Historically, active-duty servicemembers have been charged twice for the same crime. Nevertheless, many legal and veteran advocates argue that double jeopardy protection should be applicable, regardless of one’s service status.

In an article published by the American Bar Association (ABA), Joseph Darius Jaafari wrote the following about one prominent case of this procedure:

“When Austin Greening shot and killed his friend and fellow sailor in 2013, he was charged with murder in a Virginia court and pleaded guilty to involuntary manslaughter. He was sentenced to serve three years, with two and a half years suspended.

Greening ultimately served only seven weeks in jail. Naval commanders thought that wasn’t enough; they had him taken back into custody and charged in a military court.

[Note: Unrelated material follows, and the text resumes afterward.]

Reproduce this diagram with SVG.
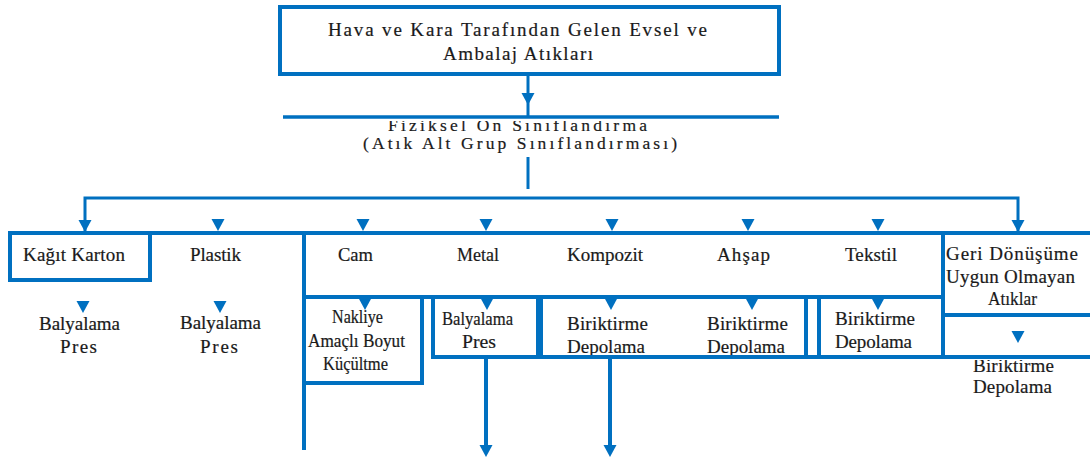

Under the Uniform Code of Military Justice — a set of laws and regulations established by Congress that enforces military behavior and conduct — Greening, then 26, was again charged with murder.”

Kent Eiler, project director of the Veterans Assistance Project, said, “My own view is that if this looks like and smells like double jeopardy, this violates the Constitution.”

Unfortunately for Warnagiris, though, it is still currently both possible and likely for him to be charged concurrently in relatively equal, but dramatically different court systems.

The backlash of the sequence of events that occurred on January 6 is now coming to fruition for those who participated in illegal acts.